Nipping shoddy journalism in the bud will be the mission of the feisty journalist who, together with Irwin Manoim, founded the Mail & Guardian’s predecessor, the muck-raking Weekly Mail, in 1985. As holder of the Caxton Chair of Journalism at Wits, Harber will be in the driving seat of the postgraduate Journalism and Media Studies programme, a multi-disciplinary course offering honours and MA degrees as well as a diploma.
He brings more than 20 years’ experience in a variety of media, including print, radio, television and Internet publishing, and says if the value of quality journalism to the stabilising of South Africa’s democracy is to be recognised, it has to be of the highest possible standard.

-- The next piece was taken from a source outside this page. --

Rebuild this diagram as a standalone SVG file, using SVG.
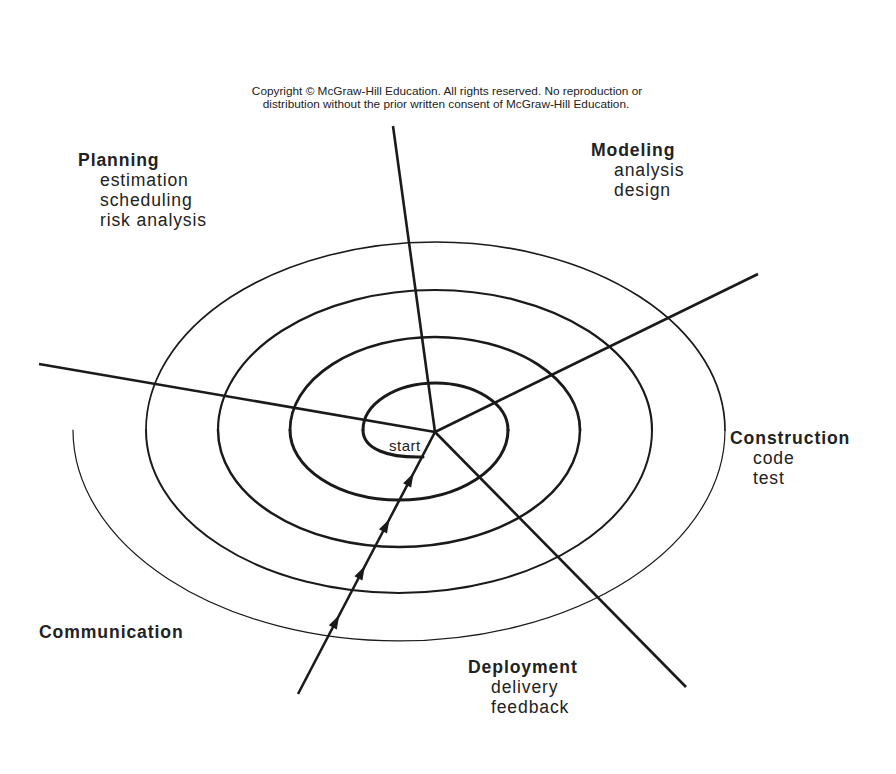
<svg xmlns="http://www.w3.org/2000/svg" width="896" height="774" viewBox="0 0 896 774">
<style>
.bg{fill:#ffffff}
.ring{fill:none;stroke:#1a1a1a;stroke-linecap:round}
.ray{fill:none;stroke:#1a1a1a;stroke-width:2.6;stroke-linecap:butt}
.copy{font-family:"Liberation Sans",Arial,sans-serif;font-size:11.8px;fill:#222;text-anchor:middle}
.head{font-family:"Liberation Sans",Arial,sans-serif;font-size:17.6px;font-weight:bold;fill:#222;letter-spacing:0.9px}
.item{font-family:"Liberation Sans",Arial,sans-serif;font-size:17.6px;fill:#222;letter-spacing:0.85px}
.start{font-family:"Liberation Sans",Arial,sans-serif;font-size:15px;fill:#222;letter-spacing:0.5px}
</style>
<defs>
<marker id="arr" markerUnits="userSpaceOnUse" viewBox="-15 -6 16 12" markerWidth="16" markerHeight="12" refX="0" refY="0" orient="auto">
<path d="M0,0 L-14,-4.5 L-14,4.5 Z" fill="#1a1a1a"/>
</marker>
</defs>
<rect class="bg" x="0" y="0" width="896" height="774"/>
<g id="copyright">
<text class="copy" x="447" y="95">Copyright © McGraw-Hill Education. All rights reserved. No reproduction or</text>
<text class="copy" x="446" y="108">distribution without the prior written consent of McGraw-Hill Education.</text>
</g>
<g id="spiral">
<path class="ring" style="stroke-width:3" d="M423,457 C388,458 363,449 363,430"/>
<path class="ring" style="stroke-width:3" d="M363,430 A72.5,47 0 0 1 508,430"/>
<path class="ring" style="stroke-width:3" d="M508,430 A109,70 0 0 1 290,430"/>
<path class="ring" style="stroke-width:2.7" d="M290,430 A145,93 0 0 1 580,430"/>
<path class="ring" style="stroke-width:2.5" d="M580,430 A181,117 0 0 1 218,430"/>
<path class="ring" style="stroke-width:2.2" d="M218,430 A217,140 0 0 1 652,430"/>
<path class="ring" style="stroke-width:2" d="M652,430 A253,163 0 0 1 146,430"/>
<path class="ring" style="stroke-width:1.7" d="M146,430 A289.5,188 0 0 1 725,430"/>
<path class="ring" style="stroke-width:1.2" d="M725,430 A326,211 0 0 1 73,430"/>
</g>
<g id="connectors">
<line class="ray" x1="435" y1="432" x2="393" y2="126"/>
<line class="ray" x1="435" y1="432" x2="758" y2="274"/>
<line class="ray" x1="435" y1="432" x2="39" y2="364"/>
<line class="ray" x1="435" y1="432" x2="686" y2="687"/>
<path class="ray" d="M298,694 L339.3,615 L364.9,566 L389.5,519 L413.6,473 L435,432" marker-mid="url(#arr)"/>
</g>
<g id="start">
<text class="start" x="389" y="451">start</text>
</g>
<g id="planning">
<text class="head" x="78" y="166">Planning</text>
<text class="item" x="100" y="186">estimation</text>
<text class="item" x="100" y="206">scheduling</text>
<text class="item" x="100" y="226">risk analysis</text>
</g>
<g id="modeling">
<text class="head" x="591" y="156">Modeling</text>
<text class="item" x="614" y="176">analysis</text>
<text class="item" x="614" y="196">design</text>
</g>
<g id="construction">
<text class="head" x="730" y="444">Construction</text>
<text class="item" x="753" y="464">code</text>
<text class="item" x="753" y="484">test</text>
</g>
<g id="communication">
<text class="head" x="39" y="638">Communication</text>
</g>
<g id="deployment">
<text class="head" x="468" y="673">Deployment</text>
<text class="item" x="491" y="693">delivery</text>
<text class="item" x="491" y="713">feedback</text>
</g>
</svg>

The Weekly Mail won a number of awards, including International Newspaper of the Year. M&G editor Howard Barrell says: “Anton’s and Irwin’s contribution to South African journalism has been immense. At one of the lowest moments in South African journalism after the closure of the Rand Daily Mail in 1985 they provided a space and ethos that could accommodate journalists determined to fight every inch of the way to report and debate as they saw fit. It required great courage and poise to do what they did. In Anton Harber, Wits has got someone very special.”
Harber’s tenacity earned him a place in media infamy during the 1991 “Inkathagate” scandal a Weekly Mail expos of how the apartheid police channelled state funds into a secret bank account to fund Inkatha’s anti-African National Congress rallies. A highly publicised television debate on the SABC’s Agenda programme, during which Harber harangued then police minister Adriaan Vlok over the scandal, was widely credited with having been the nail in Vlok’s political coffin the minister was demoted soon afterwards.
Harber describes the decision to join the journalism school as “a return to my real passion … I am very eager to re-engage in journalism.” His “return to hackdom” follows positions as the head of internet publishing company BIG Media and executive director of Kagiso Media.
This week he spelled out a list of plans to fine-tune a world-class launch platform for what he calls “effective, competent journalists”.
“The ideal journalist combines an undergraduate degree in an area of specialisation with professional skills and knowledge, which the postgraduate structure allows for.”
Himself a Wits alumnus Harber graduated from the university in 1980 with a BA in politics and English he says the course is a combination of training in journalistic skills and hands-on skills training.
It is a task for which Wits is uniquely placed because of its location in the heart of the country’s media, and the offering of postgraduate training for journalists would keep them refreshed on the cards is a masters degree for mid-career journalists.
Harber’s leap from pressman to professor does not, however, mean a retreat into the dusty corridors of academia. He plans to “keep one foot in the industry” through BIG Media, as well as through the International Marketing Committee, a project that markets the country’s image abroad.